**WHAT TO WORK ON**
The listing must be reproduced in full, exactly as it stands.
· · ·
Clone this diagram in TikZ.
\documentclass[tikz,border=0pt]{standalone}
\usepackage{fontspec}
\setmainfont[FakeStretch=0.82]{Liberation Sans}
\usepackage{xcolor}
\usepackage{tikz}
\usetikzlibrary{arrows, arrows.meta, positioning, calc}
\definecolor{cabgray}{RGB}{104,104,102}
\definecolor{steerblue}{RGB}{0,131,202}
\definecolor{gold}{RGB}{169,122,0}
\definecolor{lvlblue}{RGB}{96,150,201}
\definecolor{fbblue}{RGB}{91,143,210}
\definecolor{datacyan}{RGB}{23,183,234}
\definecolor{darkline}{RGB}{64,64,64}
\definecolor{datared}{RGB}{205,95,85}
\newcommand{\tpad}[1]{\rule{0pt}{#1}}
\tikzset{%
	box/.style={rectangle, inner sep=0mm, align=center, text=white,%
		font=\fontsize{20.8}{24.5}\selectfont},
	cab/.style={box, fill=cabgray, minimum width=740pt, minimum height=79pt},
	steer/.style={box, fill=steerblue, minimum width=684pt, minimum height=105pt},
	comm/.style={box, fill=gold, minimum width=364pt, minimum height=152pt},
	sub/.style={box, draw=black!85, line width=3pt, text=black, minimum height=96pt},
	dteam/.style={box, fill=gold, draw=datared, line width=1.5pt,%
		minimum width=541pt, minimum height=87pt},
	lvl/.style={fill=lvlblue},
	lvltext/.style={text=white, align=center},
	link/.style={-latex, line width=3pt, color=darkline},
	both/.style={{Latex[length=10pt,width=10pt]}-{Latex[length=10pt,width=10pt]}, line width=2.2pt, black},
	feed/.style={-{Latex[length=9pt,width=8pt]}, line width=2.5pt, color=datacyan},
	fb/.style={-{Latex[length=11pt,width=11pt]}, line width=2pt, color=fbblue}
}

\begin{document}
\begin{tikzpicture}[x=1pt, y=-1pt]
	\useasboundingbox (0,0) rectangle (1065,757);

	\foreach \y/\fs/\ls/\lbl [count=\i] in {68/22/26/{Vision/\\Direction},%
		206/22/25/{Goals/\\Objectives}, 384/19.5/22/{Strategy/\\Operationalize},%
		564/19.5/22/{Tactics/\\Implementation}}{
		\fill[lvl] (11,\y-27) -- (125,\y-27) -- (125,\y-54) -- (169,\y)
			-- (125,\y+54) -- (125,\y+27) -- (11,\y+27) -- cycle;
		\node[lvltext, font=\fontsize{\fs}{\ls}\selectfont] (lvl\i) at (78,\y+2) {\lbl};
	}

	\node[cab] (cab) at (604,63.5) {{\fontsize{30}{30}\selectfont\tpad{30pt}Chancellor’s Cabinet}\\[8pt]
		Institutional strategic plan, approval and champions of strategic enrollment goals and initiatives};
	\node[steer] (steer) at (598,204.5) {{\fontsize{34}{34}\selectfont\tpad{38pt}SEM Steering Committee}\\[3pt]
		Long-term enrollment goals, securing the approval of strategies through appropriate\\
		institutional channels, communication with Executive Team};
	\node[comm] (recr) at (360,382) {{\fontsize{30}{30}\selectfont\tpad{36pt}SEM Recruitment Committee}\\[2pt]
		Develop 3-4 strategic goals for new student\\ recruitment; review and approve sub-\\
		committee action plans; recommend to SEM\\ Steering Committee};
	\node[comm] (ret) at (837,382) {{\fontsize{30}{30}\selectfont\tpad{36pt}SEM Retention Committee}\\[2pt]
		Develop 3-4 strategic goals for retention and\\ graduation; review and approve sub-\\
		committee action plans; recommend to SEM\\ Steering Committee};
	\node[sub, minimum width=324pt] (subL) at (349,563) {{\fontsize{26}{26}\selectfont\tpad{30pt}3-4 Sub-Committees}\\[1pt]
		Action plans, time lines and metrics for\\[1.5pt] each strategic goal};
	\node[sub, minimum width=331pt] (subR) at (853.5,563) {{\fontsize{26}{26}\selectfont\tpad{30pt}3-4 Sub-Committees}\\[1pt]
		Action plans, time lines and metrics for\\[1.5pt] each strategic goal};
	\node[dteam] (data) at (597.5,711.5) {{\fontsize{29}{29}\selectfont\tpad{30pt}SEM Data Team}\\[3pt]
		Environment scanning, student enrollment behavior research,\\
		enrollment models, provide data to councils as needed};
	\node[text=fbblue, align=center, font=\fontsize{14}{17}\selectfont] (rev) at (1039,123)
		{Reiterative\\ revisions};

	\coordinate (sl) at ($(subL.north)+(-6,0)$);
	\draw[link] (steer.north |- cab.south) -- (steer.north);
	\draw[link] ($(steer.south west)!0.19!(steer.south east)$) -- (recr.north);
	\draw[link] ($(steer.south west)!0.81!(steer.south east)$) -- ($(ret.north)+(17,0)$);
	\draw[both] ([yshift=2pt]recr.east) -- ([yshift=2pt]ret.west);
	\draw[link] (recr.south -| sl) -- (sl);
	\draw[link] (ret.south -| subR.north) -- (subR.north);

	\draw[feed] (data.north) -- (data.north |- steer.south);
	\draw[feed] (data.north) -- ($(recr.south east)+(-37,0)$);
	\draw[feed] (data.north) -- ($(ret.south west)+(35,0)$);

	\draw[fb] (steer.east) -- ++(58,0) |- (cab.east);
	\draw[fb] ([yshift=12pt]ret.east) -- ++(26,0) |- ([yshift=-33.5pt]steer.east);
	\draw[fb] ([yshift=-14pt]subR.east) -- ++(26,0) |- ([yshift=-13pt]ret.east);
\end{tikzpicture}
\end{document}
· · ·
**EXPECTED ANSWER**
Clone this diagram in TikZ.
\documentclass[tikz,border=0pt]{standalone}
\usepackage{fontspec}
\setmainfont[FakeStretch=0.82]{Liberation Sans}
\usepackage{xcolor}
\usepackage{tikz}
\usetikzlibrary{arrows, arrows.meta, positioning, calc}
\definecolor{cabgray}{RGB}{104,104,102}
\definecolor{steerblue}{RGB}{0,131,202}
\definecolor{gold}{RGB}{169,122,0}
\definecolor{lvlblue}{RGB}{96,150,201}
\definecolor{fbblue}{RGB}{91,143,210}
\definecolor{datacyan}{RGB}{23,183,234}
\definecolor{darkline}{RGB}{64,64,64}
\definecolor{datared}{RGB}{205,95,85}
\newcommand{\tpad}[1]{\rule{0pt}{#1}}
\tikzset{%
	box/.style={rectangle, inner sep=0mm, align=center, text=white,%
		font=\fontsize{20.8}{24.5}\selectfont},
	cab/.style={box, fill=cabgray, minimum width=740pt, minimum height=79pt},
	steer/.style={box, fill=steerblue, minimum width=684pt, minimum height=105pt},
	comm/.style={box, fill=gold, minimum width=364pt, minimum height=152pt},
	sub/.style={box, draw=black!85, line width=3pt, text=black, minimum height=96pt},
	dteam/.style={box, fill=gold, draw=datared, line width=1.5pt,%
		minimum width=541pt, minimum height=87pt},
	lvl/.style={fill=lvlblue},
	lvltext/.style={text=white, align=center},
	link/.style={-latex, line width=3pt, color=darkline},
	both/.style={{Latex[length=10pt,width=10pt]}-{Latex[length=10pt,width=10pt]}, line width=2.2pt, black},
	feed/.style={-{Latex[length=9pt,width=8pt]}, line width=2.5pt, color=datacyan},
	fb/.style={-{Latex[length=11pt,width=11pt]}, line width=2pt, color=fbblue}
}

\begin{document}
\begin{tikzpicture}[x=1pt, y=-1pt]
	\useasboundingbox (0,0) rectangle (1065,757);

	\foreach \y/\fs/\ls/\lbl [count=\i] in {68/22/26/{Vision/\\Direction},%
		206/22/25/{Goals/\\Objectives}, 384/19.5/22/{Strategy/\\Operationalize},%
		564/19.5/22/{Tactics/\\Implementation}}{
		\fill[lvl] (11,\y-27) -- (125,\y-27) -- (125,\y-54) -- (169,\y)
			-- (125,\y+54) -- (125,\y+27) -- (11,\y+27) -- cycle;
		\node[lvltext, font=\fontsize{\fs}{\ls}\selectfont] (lvl\i) at (78,\y+2) {\lbl};
	}

	\node[cab] (cab) at (604,63.5) {{\fontsize{30}{30}\selectfont\tpad{30pt}Chancellor’s Cabinet}\\[8pt]
		Institutional strategic plan, approval and champions of strategic enrollment goals and initiatives};
	\node[steer] (steer) at (598,204.5) {{\fontsize{34}{34}\selectfont\tpad{38pt}SEM Steering Committee}\\[3pt]
		Long-term enrollment goals, securing the approval of strategies through appropriate\\
		institutional channels, communication with Executive Team};
	\node[comm] (recr) at (360,382) {{\fontsize{30}{30}\selectfont\tpad{36pt}SEM Recruitment Committee}\\[2pt]
		Develop 3-4 strategic goals for new student\\ recruitment; review and approve sub-\\
		committee action plans; recommend to SEM\\ Steering Committee};
	\node[comm] (ret) at (837,382) {{\fontsize{30}{30}\selectfont\tpad{36pt}SEM Retention Committee}\\[2pt]
		Develop 3-4 strategic goals for retention and\\ graduation; review and approve sub-\\
		committee action plans; recommend to SEM\\ Steering Committee};
	\node[sub, minimum width=324pt] (subL) at (349,563) {{\fontsize{26}{26}\selectfont\tpad{30pt}3-4 Sub-Committees}\\[1pt]
		Action plans, time lines and metrics for\\[1.5pt] each strategic goal};
	\node[sub, minimum width=331pt] (subR) at (853.5,563) {{\fontsize{26}{26}\selectfont\tpad{30pt}3-4 Sub-Committees}\\[1pt]
		Action plans, time lines and metrics for\\[1.5pt] each strategic goal};
	\node[dteam] (data) at (597.5,711.5) {{\fontsize{29}{29}\selectfont\tpad{30pt}SEM Data Team}\\[3pt]
		Environment scanning, student enrollment behavior research,\\
		enrollment models, provide data to councils as needed};
	\node[text=fbblue, align=center, font=\fontsize{14}{17}\selectfont] (rev) at (1039,123)
		{Reiterative\\ revisions};

	\coordinate (sl) at ($(subL.north)+(-6,0)$);
	\draw[link] (steer.north |- cab.south) -- (steer.north);
	\draw[link] ($(steer.south west)!0.19!(steer.south east)$) -- (recr.north);
	\draw[link] ($(steer.south west)!0.81!(steer.south east)$) -- ($(ret.north)+(17,0)$);
	\draw[both] ([yshift=2pt]recr.east) -- ([yshift=2pt]ret.west);
	\draw[link] (recr.south -| sl) -- (sl);
	\draw[link] (ret.south -| subR.north) -- (subR.north);

	\draw[feed] (data.north) -- (data.north |- steer.south);
	\draw[feed] (data.north) -- ($(recr.south east)+(-37,0)$);
	\draw[feed] (data.north) -- ($(ret.south west)+(35,0)$);

	\draw[fb] (steer.east) -- ++(58,0) |- (cab.east);
	\draw[fb] ([yshift=12pt]ret.east) -- ++(26,0) |- ([yshift=-33.5pt]steer.east);
	\draw[fb] ([yshift=-14pt]subR.east) -- ++(26,0) |- ([yshift=-13pt]ret.east);
\end{tikzpicture}
\end{document}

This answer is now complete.